Today, the Wall Street Journal summed it up this way:

"... The economy has fallen far enough, and long enough, that much of the excess that led to recession is being worked off. Already 15 months old, the current recession will soon match the average length - and average job loss - of the last three postwar downturns. What goes down will come up - unless destructive policies interfere with the sources of potential recovery.

"And those sources have been forming for some time. The price of oil and other commodities have fallen by two-thirds since their 2008 summer peak, which has the effect of a major tax cut. The world is awash in liquidity, thanks to monetary ease by the Federal Reserve and other central banks. Monetary policy operates with a lag, but last year's easing will eventually stir economic activity.

"Housing prices have fallen 27% from their Case-Shiller peak, or some two-thirds of the way back to their historical trend. While still high, credit spreads are far from their peaks during the panic, and corporate borrowers are again able to tap the credit markets. As equities were signaling with their late 2008 rally and January top, growth should under normal circumstances begin to appear in the second half of this year.

"So what has happened in the last two months? The economy has received no great new outside shock. Exchange rates and other prices have been stable, and there are no security crises of note. The reality of a sharp recession has been known and built into stock prices since last year's fourth quarter.

"What is new is the unveiling of Mr. Obama's agenda and his approach to governance. Every new President has a finite stock of capital - financial and political - to deploy, and amid recession Mr. Obama has more than most. But one negative revelation has been the way he has chosen to spend his scarce resources on income transfers rather than growth promotion. Most of his "stimulus" spending was devoted to social programs, rather than public works and nearly all of the tax cuts were devoted to income maintenance rather than to improving incentives to work or invest.

"His Treasury has been making a similar mistake with its financial bailout plans.
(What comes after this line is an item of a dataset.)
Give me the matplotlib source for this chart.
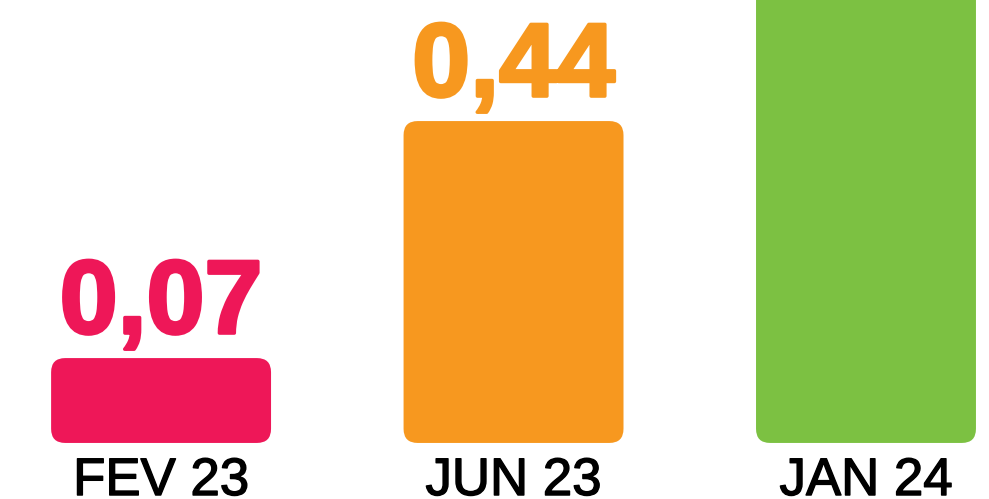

The banking system needs to work through its losses, and one necessary use of public capital is to assist in burning down those bad assets as fast as possible. Yet most of Team Obama's ministrations so far have gone toward triage and life support, rather than repair and recovery.

"The market has notably plunged since Mr. Obama introduced his budget last week, and that should be no surprise. The document was a declaration of hostility toward capitalists across the economy. Health-care stocks have dived on fears of new government mandates and price controls. Private lenders to students have been told they're no longer wanted. Anyone who uses carbon energy has been warned to expect a huge tax increase from cap and trade. And every risk-taker and investor now knows that another tax increase will slam the economy in 2011, unless Mr. Obama lets Speaker Nancy Pelosi impose one even earlier.

"Meanwhile, Congress demands more bank lending even as it assails lenders and threatens to let judges rewrite mortgage contracts. The powers in Congress - unrebuked by Mr. Obama - are ridiculing and punishing the very capitalists who are essential to a sustainable recovery. The result has been a capital strike, and the return of the fear from last year that we could face a far deeper downturn. This is no way to nurture a wounded economy back to health.

"Listening to Mr. Obama and his chief of staff, Rahm Emanuel, on the weekend, we couldn't help but wonder if they appreciate any of this. They seem preoccupied with going to the barricades against Republicans who wield little power, or picking a fight with Rush Limbaugh, as if this is the kind of economic leadership Americans want."

I have a friend that says, "Give the man a chance, he's only been in office a month." I say, "Sorry my friend, the stakes are just too high." Given the present level of incompetence, unless somehow we can bring about a change in direction, our best hope is that the rest of the world either isn't looking or is even less competent. That may be the only way the U.S. dollar, our way of life and our position in the world will survive.

So for all you folks that wanted "change", that's the change that's coming and you'd best believe it.